Bugün Suriye ve Irak dediğimiz yerler 1 asır önce Mardin'den Hatay dan farkı olmayan coğrafyalardı. Onları kendi vatandaşlarımızdan ayrı görmek tarihte bizi mahçup eder. Orada yaşayanlara bakışımız asla Avrupa ülkeleri ile aynı olamaz. Kobani'de veya başka şehirde yaşayanların sıkıntıya düşmesi en az onlar kadar bizi de üzer ve harekete geçirir. O yüzden tüm kardeşlerimize kapılarımızı açtık ve açmaya devam ediyoruz. Hala elimizden gelen yardımı da yapmayı sürdürüyoruz. Bizim kimi Avrupa ülkelerinin yaptığı gibi Akdeniz'de ölüme terk etme, zulme maruz bırakma hakkımız asla yoktur. Kardeş sözümüz bin yıllık bir duygunun ifadesi olarak çıkıyor. İmkanlarımız sınırlı olabilir ama hamdolsun gönlümüz zengin. Gönül zenginliğimizin bereketini de 5 yıldır görüyor bundan sonra da görmeye devam edeceğiz.

TÜRKİYE YARDIMA DEVAM EDECEKTİR

Her şeye rağmen Türkiye istikrarsızlık çatışma ve kaosun giderek arttığı bir bölgede güven ve istikrar adası olarak varlığını sürdürüyor. Türkiye bölge ülkelerine hiç bir zaman çıkar penceresinden bakmamıştır. Bölgedeki olaylara mezhep veya etnik sebeple yaklaşmıyoruz. Günü kurtarmanın değil ortak bir geleceği bölgedeki kardeşlerimizle inşaa etme çabası içindeyiz.

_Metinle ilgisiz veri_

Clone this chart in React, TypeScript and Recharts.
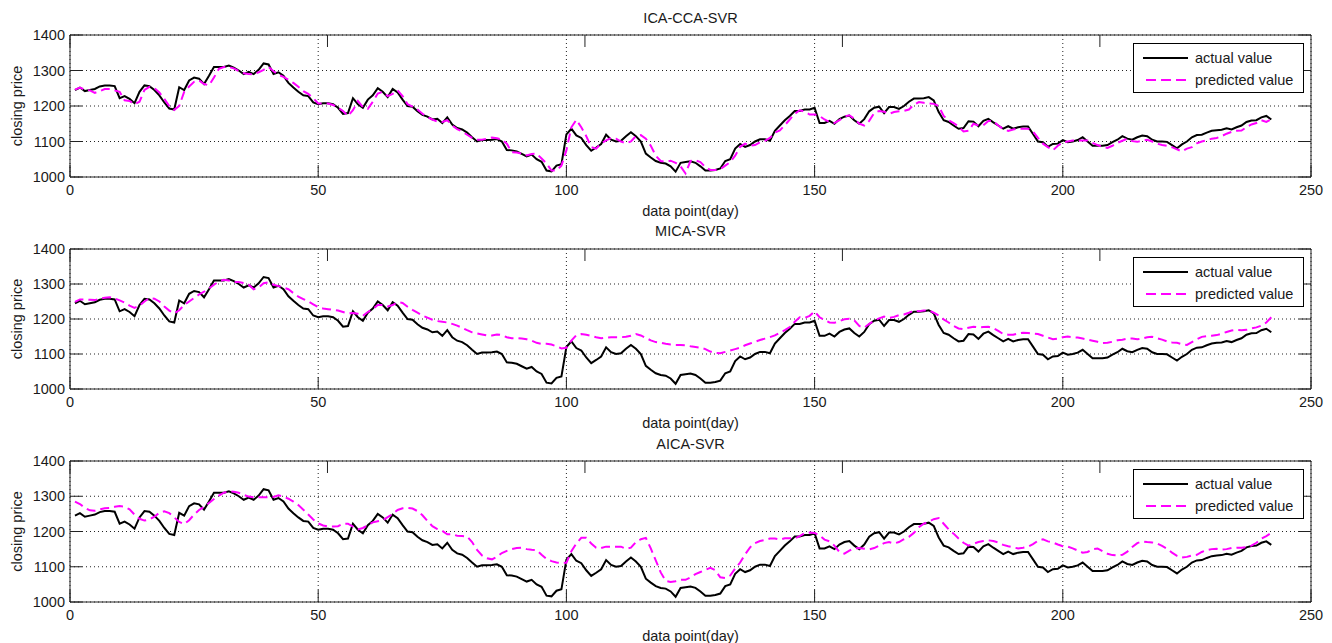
import React from 'react';
import { LineChart, Line, XAxis, YAxis, CartesianGrid, Legend } from 'recharts';

const actualValue = [
  1245, 1252, 1242, 1245, 1248, 1255, 1258, 1258, 1256, 1222,
  1228, 1220, 1208, 1240, 1258, 1256, 1245, 1230, 1210, 1193,
  1190, 1253, 1245, 1272, 1280, 1277, 1262, 1285, 1310, 1310,
  1310, 1314, 1308, 1300, 1290, 1296, 1290, 1302, 1320, 1317,
  1290, 1295, 1285, 1265, 1252, 1240, 1230, 1228, 1210, 1205,
  1208, 1208, 1205, 1195, 1178, 1180, 1222, 1205, 1195, 1218,
  1230, 1250, 1240, 1225, 1248, 1238, 1218, 1200, 1198, 1185,
  1175, 1170, 1162, 1164, 1152, 1168, 1148, 1138, 1134, 1125,
  1112, 1100, 1104, 1104, 1105, 1107, 1100, 1076, 1075, 1072,
  1065, 1058, 1063, 1050, 1043, 1018, 1016, 1032, 1036, 1120,
  1136, 1117, 1110, 1090, 1074, 1083, 1093, 1119, 1105, 1100,
  1102, 1115, 1126, 1115, 1100, 1066, 1055, 1045, 1040, 1038,
  1030, 1015, 1040, 1042, 1044, 1040, 1030, 1018, 1018, 1020,
  1024, 1045, 1050, 1080, 1093, 1085, 1090, 1100, 1106, 1106,
  1102, 1130, 1145, 1160, 1172, 1186, 1186, 1190, 1190, 1195,
  1152, 1152, 1158, 1150, 1163, 1170, 1173, 1160, 1150, 1163,
  1185, 1195, 1198, 1180, 1197, 1197, 1192, 1200, 1212, 1221,
  1221, 1222, 1225, 1216, 1183, 1160, 1155, 1145, 1136, 1138,
  1157, 1156, 1143, 1158, 1164, 1154, 1145, 1136, 1143, 1136,
  1140, 1142, 1142, 1121, 1100, 1098, 1085, 1093, 1094, 1104,
  1098, 1100, 1104, 1112, 1100, 1088, 1088, 1088, 1090, 1098,
  1105, 1115, 1108, 1105, 1112, 1117, 1115, 1105, 1100, 1100,
  1099, 1090, 1081, 1092, 1100, 1112, 1118, 1119, 1125, 1130,
  1132, 1133, 1137, 1134, 1140, 1145, 1155, 1159, 1160, 1168,
  1172, 1162,
];

const icaCcaSvrPredicted = [
  1246, 1252, 1246, 1244, 1237, 1242, 1248, 1248, 1244, 1240,
  1216, 1214, 1205, 1212, 1245, 1254, 1250, 1238, 1220, 1200,
  1189, 1200, 1240, 1255, 1268, 1272, 1262, 1258, 1280, 1305,
  1310, 1310, 1306, 1298, 1292, 1290, 1289, 1295, 1302, 1310,
  1298, 1288, 1282, 1274, 1265, 1254, 1242, 1234, 1222, 1207,
  1207, 1207, 1203, 1195, 1186, 1172, 1188, 1214, 1197, 1192,
  1212, 1235, 1240, 1228, 1234, 1244, 1228, 1205, 1198, 1190,
  1178, 1169, 1162, 1156, 1155, 1160, 1145, 1135, 1128, 1119,
  1110, 1105, 1105, 1108, 1111, 1109, 1106, 1094, 1070, 1069,
  1066, 1061, 1065, 1066, 1052, 1038, 1018, 1018, 1032, 1075,
  1140, 1161, 1140, 1115, 1084, 1080, 1095, 1103, 1110, 1108,
  1100, 1095, 1100, 1115, 1118, 1108, 1088, 1060, 1045, 1043,
  1046, 1040, 1030, 1010, 1045, 1047, 1042, 1028, 1020, 1020,
  1022, 1032, 1042, 1060, 1085, 1094, 1088, 1090, 1098, 1102,
  1110, 1125, 1131, 1146, 1162, 1178, 1188, 1184, 1176, 1176,
  1172, 1162, 1155, 1152, 1160, 1170, 1174, 1164, 1150, 1145,
  1158, 1180, 1186, 1184, 1178, 1183, 1185, 1186, 1190, 1203,
  1211, 1209, 1207, 1206, 1200, 1172, 1160, 1152, 1142, 1128,
  1130, 1150, 1145, 1146, 1158, 1157, 1145, 1135, 1130, 1134,
  1136, 1136, 1136, 1128, 1110, 1094, 1084, 1075, 1088, 1097,
  1100, 1103, 1103, 1103, 1103, 1096, 1090, 1085, 1082, 1088,
  1096, 1102, 1108, 1101, 1099, 1102, 1105, 1100, 1094, 1090,
  1088, 1084, 1078, 1072, 1080, 1084, 1095, 1100, 1103, 1108,
  1110, 1115, 1122, 1127, 1130, 1131, 1140, 1148, 1152, 1160,
  1155, 1163,
];

const micaSvrPredicted = [
  1249, 1256, 1256, 1255, 1254, 1258, 1261, 1262, 1259, 1253,
  1247, 1238, 1232, 1238, 1250, 1260, 1258, 1250, 1236, 1224,
  1216, 1225, 1240, 1250, 1260, 1270, 1278, 1287, 1298, 1307,
  1312, 1310, 1306, 1306, 1303, 1298, 1285, 1290, 1302, 1305,
  1298, 1294, 1290, 1285, 1274, 1264, 1257, 1250, 1242, 1234,
  1230, 1228, 1226, 1224, 1220, 1216, 1217, 1215, 1209, 1220,
  1228, 1240, 1240, 1236, 1240, 1248, 1246, 1235, 1226, 1218,
  1210, 1204, 1198, 1194, 1192, 1190, 1186, 1181, 1175, 1168,
  1162, 1159, 1156, 1153, 1153, 1156, 1154, 1148, 1145, 1145,
  1144, 1142, 1138, 1132, 1129, 1129, 1127, 1122, 1116, 1118,
  1138, 1154, 1157, 1155, 1152, 1148, 1145, 1147, 1148, 1148,
  1148, 1149, 1152, 1157, 1153, 1146, 1139, 1134, 1132, 1129,
  1127, 1126, 1126, 1125, 1122, 1120, 1118, 1114, 1107, 1103,
  1102, 1106, 1110, 1114, 1118, 1125, 1130, 1135, 1140, 1144,
  1148, 1153, 1161, 1168, 1177, 1192, 1205, 1203, 1209, 1222,
  1205, 1197, 1190, 1189, 1194, 1199, 1201, 1196, 1180, 1175,
  1186, 1195, 1202, 1207, 1203, 1206, 1211, 1213, 1218, 1224,
  1222, 1224, 1225, 1218, 1210, 1199, 1190, 1180, 1173, 1171,
  1175, 1178, 1176, 1177, 1178, 1174, 1166, 1157, 1155, 1155,
  1159, 1161, 1160, 1158, 1157, 1152, 1147, 1142, 1144, 1148,
  1150, 1148, 1147, 1144, 1141, 1138, 1135, 1131, 1132, 1135,
  1139, 1141, 1144, 1144, 1142, 1144, 1148, 1149, 1145, 1141,
  1136, 1133, 1132, 1128, 1126, 1134, 1142, 1149, 1151, 1152,
  1154, 1158, 1163, 1167, 1169, 1168, 1169, 1173, 1176, 1181,
  1190, 1205,
];

const aicaSvrPredicted = [
  1285, 1278, 1267, 1260, 1259, 1263, 1266, 1267, 1270, 1272,
  1270, 1263, 1248, 1236, 1231, 1234, 1242, 1253, 1257, 1252,
  1240, 1227, 1221, 1232, 1248, 1261, 1270, 1281, 1292, 1302,
  1310, 1314, 1313, 1310, 1304, 1299, 1297, 1297, 1297, 1297,
  1298, 1303, 1299, 1293, 1285, 1275, 1262, 1248, 1234, 1223,
  1217, 1214, 1214, 1215, 1222, 1222, 1214, 1206, 1210, 1218,
  1226, 1229, 1232, 1241, 1250, 1261, 1266, 1267, 1265, 1258,
  1246, 1230, 1215, 1207, 1202, 1192, 1192, 1188, 1187, 1186,
  1170, 1148, 1132, 1124, 1121, 1128, 1139, 1145, 1150, 1153,
  1154, 1150, 1148, 1147, 1134, 1122, 1116, 1112, 1111, 1111,
  1144, 1166, 1182, 1182, 1166, 1154, 1153, 1157, 1157, 1157,
  1157, 1151, 1154, 1170, 1178, 1182, 1152, 1118, 1084, 1060,
  1057, 1059, 1063, 1063, 1070, 1079, 1085, 1091, 1097, 1090,
  1070, 1068, 1075, 1095, 1112, 1135, 1155, 1167, 1173, 1176,
  1180, 1180, 1177, 1181, 1181, 1180, 1187, 1195, 1197, 1196,
  1189, 1177, 1172, 1160, 1142, 1137, 1146, 1152, 1153, 1151,
  1149, 1153, 1160, 1167, 1170, 1166, 1170, 1178, 1185, 1196,
  1212, 1222, 1228, 1235, 1238, 1222, 1206, 1194, 1180, 1168,
  1160, 1165, 1170, 1173, 1175, 1173, 1169, 1162, 1158, 1155,
  1152, 1154, 1157, 1164, 1174, 1178, 1172, 1169, 1163, 1158,
  1157, 1152, 1146, 1140, 1142, 1150, 1152, 1144, 1137, 1133,
  1132, 1134, 1143, 1156, 1167, 1172, 1170, 1169, 1166, 1159,
  1151, 1140, 1131, 1126, 1128, 1132, 1134, 1142, 1147, 1150,
  1151, 1149, 1150, 1153, 1154, 1154, 1156, 1160, 1168, 1180,
  1187, 1196,
];

const panelTitles = ['ICA-CCA-SVR', 'MICA-SVR', 'AICA-SVR'];
const seriesNames = ['actual value', 'predicted value'];
const xTicks = [0, 50, 100, 150, 200, 250];
const yTicks = [1000, 1100, 1200, 1300, 1400];
const xLabel = 'data point(day)';
const yLabel = 'closing price';

const FONT = '"Liberation Sans", Arial, Helvetica, sans-serif';
const FS = 14.5;
const TXT = '#1a1a1a';
const AX = '#222';
const ACTUAL_COLOR = '#000000';
const PRED_COLOR = '#ff00ff';
const DASH = '9 5';
const W = 1332;
const PLOT_LEFT = 70;
const PLOT_RIGHT = 1311;
const TOP_PAD = 35;
const BOTTOM_PAD = 53;
const TICK_LEN = 12;

const panelLayout = [
  { plotTop: 35, plotHeight: 142, titleTop: 10 },
  { plotTop: 249, plotHeight: 140, titleTop: 223 },
  { plotTop: 461, plotHeight: 141, titleTop: 436 },
];
const predictedSets = [icaCcaSvrPredicted, micaSvrPredicted, aicaSvrPredicted];

const NoLabel = () => <g />;

function LegendBox() {
  return (
    <svg width={171} height={50} style={{ display: 'block' }}>
      <rect x={0.5} y={0.5} width={170} height={49} fill="#fff" stroke="#000" strokeWidth={1} />
      <line x1={10} x2={55} y1={15} y2={15} stroke={ACTUAL_COLOR} strokeWidth={2} />
      <text x={62} y={15} dy="0.35em" fontFamily={FONT} fontSize={FS} fill={TXT}>{seriesNames[0]}</text>
      <line x1={13} x2={55} y1={37} y2={37} stroke={PRED_COLOR} strokeWidth={2} strokeDasharray="10 5" />
      <text x={62} y={37} dy="0.35em" fontFamily={FONT} fontSize={FS} fill={TXT}>{seriesNames[1]}</text>
    </svg>
  );
}

function Panel({ index }: { index: number }) {
  const { plotTop, plotHeight, titleTop } = panelLayout[index];
  const predicted = predictedSets[index];
  const data = actualValue.map((v, i) => ({ day: i + 1, actual: v, predicted: predicted[i] }));
  const chartTop = plotTop - TOP_PAD;
  const chartHeight = TOP_PAD + plotHeight + BOTTOM_PAD;
  const tickStyle = { fill: TXT, fontSize: FS, fontFamily: FONT };
  return (
    <>
      <div
        style={{
          position: 'absolute',
          left: PLOT_LEFT,
          width: PLOT_RIGHT - PLOT_LEFT,
          top: titleTop,
          textAlign: 'center',
          fontFamily: FONT,
          fontSize: FS,
          lineHeight: '16px',
          color: TXT,
        }}
      >
        {panelTitles[index]}
      </div>
      <div style={{ position: 'absolute', left: 0, top: chartTop }}>
        <LineChart
          width={W}
          height={chartHeight}
          data={data}
          margin={{ top: TOP_PAD - 1, right: W - PLOT_RIGHT - 1, bottom: 0, left: 10 }}
        >
          <CartesianGrid stroke={AX} strokeDasharray="1 3" strokeWidth={1} />
          <XAxis
            dataKey="day"
            type="number"
            domain={[0, 250]}
            ticks={xTicks}
            interval={0}
            height={BOTTOM_PAD}
            tickSize={-TICK_LEN}
            tickMargin={TICK_LEN + 8}
            stroke={AX}
            tick={tickStyle}
            allowDataOverflow
            label={{ value: xLabel, position: 'insideTop', offset: 29, fill: TXT, fontSize: FS, fontFamily: FONT }}
          />
          <XAxis
            xAxisId="top"
            orientation="top"
            type="number"
            domain={[0, 250]}
            ticks={xTicks}
            interval={0}
            height={1}
            tick={NoLabel}
            tickSize={-TICK_LEN}
            stroke={AX}
            allowDataOverflow
          />
          <YAxis
            type="number"
            domain={[1000, 1400]}
            ticks={yTicks}
            interval={0}
            width={60}
            tickSize={-TICK_LEN}
            tickMargin={TICK_LEN + 5}
            stroke={AX}
            tick={tickStyle}
            allowDataOverflow
            label={{
              value: yLabel,
              angle: -90,
              position: 'insideLeft',
              offset: 7,
              fill: TXT,
              fontSize: FS,
              fontFamily: FONT,
              style: { textAnchor: 'middle' },
            }}
          />
          <YAxis
            yAxisId="right"
            orientation="right"
            type="number"
            domain={[1000, 1400]}
            ticks={yTicks}
            interval={0}
            width={1}
            tick={NoLabel}
            tickSize={-TICK_LEN}
            stroke={AX}
            allowDataOverflow
          />
          <Line
            type="linear"
            dataKey="actual"
            name={seriesNames[0]}
            stroke={ACTUAL_COLOR}
            strokeWidth={2}
            dot={false}
            activeDot={false}
            isAnimationActive={false}
          />
          <Line
            type="linear"
            dataKey="predicted"
            name={seriesNames[1]}
            stroke={PRED_COLOR}
            strokeWidth={2}
            strokeDasharray={DASH}
            dot={false}
            activeDot={false}
            isAnimationActive={false}
          />
          <Legend
            layout="horizontal"
            verticalAlign="middle"
            align="center"
            wrapperStyle={{ position: 'absolute', left: 1133, top: TOP_PAD + 8, width: 171, height: 50, right: 'auto', bottom: 'auto' }}
            content={() => <LegendBox />}
          />
        </LineChart>
      </div>
    </>
  );
}

export default function App() {
  return (
    <div
      style={{
        position: 'absolute',
        left: 0,
        top: 0,
        width: W,
        height: 643,
        background: '#fff',
        overflow: 'hidden',
      }}
    >
      {panelLayout.map((_, i) => (
        <Panel key={i} index={i} />
      ))}
    </div>
  );
}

UMARIZ SON YAŞANANLAR ÇÖZÜM OLUR

Türkiye 4 yıldır 2 milyon kardeşine sahip çıkarak komşuluk görevinin yanında tüm insanlığın onurunu kurtarmıştır. Türkiye bir insanlık dersi vermiştir. Bu vesile ile buradan tüm vatandaşlarıma gösterdikleri insani duruş için teşekkürlerimi sunuyorum. 4 Yıldır görmezden gelinen bu sorunla artık Avrupa ülkeleri de yüzleşmeye başladı. Duvarlar yükselterek sınırlara tel örgü yaparak çözüm bulunamaz. Suriye halkı kendini katleden rejim ile terör örgütü arasında bir tercih yapmaya zorlanamaz. Terör örgütlerinin ülkemizde ve bölgemizde etkinlik kurmasına rıza göstermeyeceğiz. Son yaşananların 5 yıldır yaşananlara çözüm olmasını diliyorum. Türkiye bundan sonra da elinden gelen çabayı gösterecektir. Bölgemizdeki sournlara çözüm bulunması için mücadele ederken AB'ye üyeliğimiz konusundaki kararlılığımızı da sürdürüyoruz. Türkiye AB ilişkilerini kazan kazan stratejisine dayandırarak buraya kadar getirdik ve aynı anlayışla devam ettirmek istiyoruz. Müzakere sürecimizde uzunca süredir kayda değer bir ilerleme olmadı.

İSRAİL'E SERT TEPKİ

İsrail'in baskısı tüm şiddetli farklı yöne sürüklüyor. Türkiye olarak bu konuda diğer ülke liderleri ile görüşüp tepkimizi ortaya koyarak meselenin çözümüne katkı sağlıyoruz. Kudüs'te huzurun ve güvenliğin sağlanmasını temenni ediyorum.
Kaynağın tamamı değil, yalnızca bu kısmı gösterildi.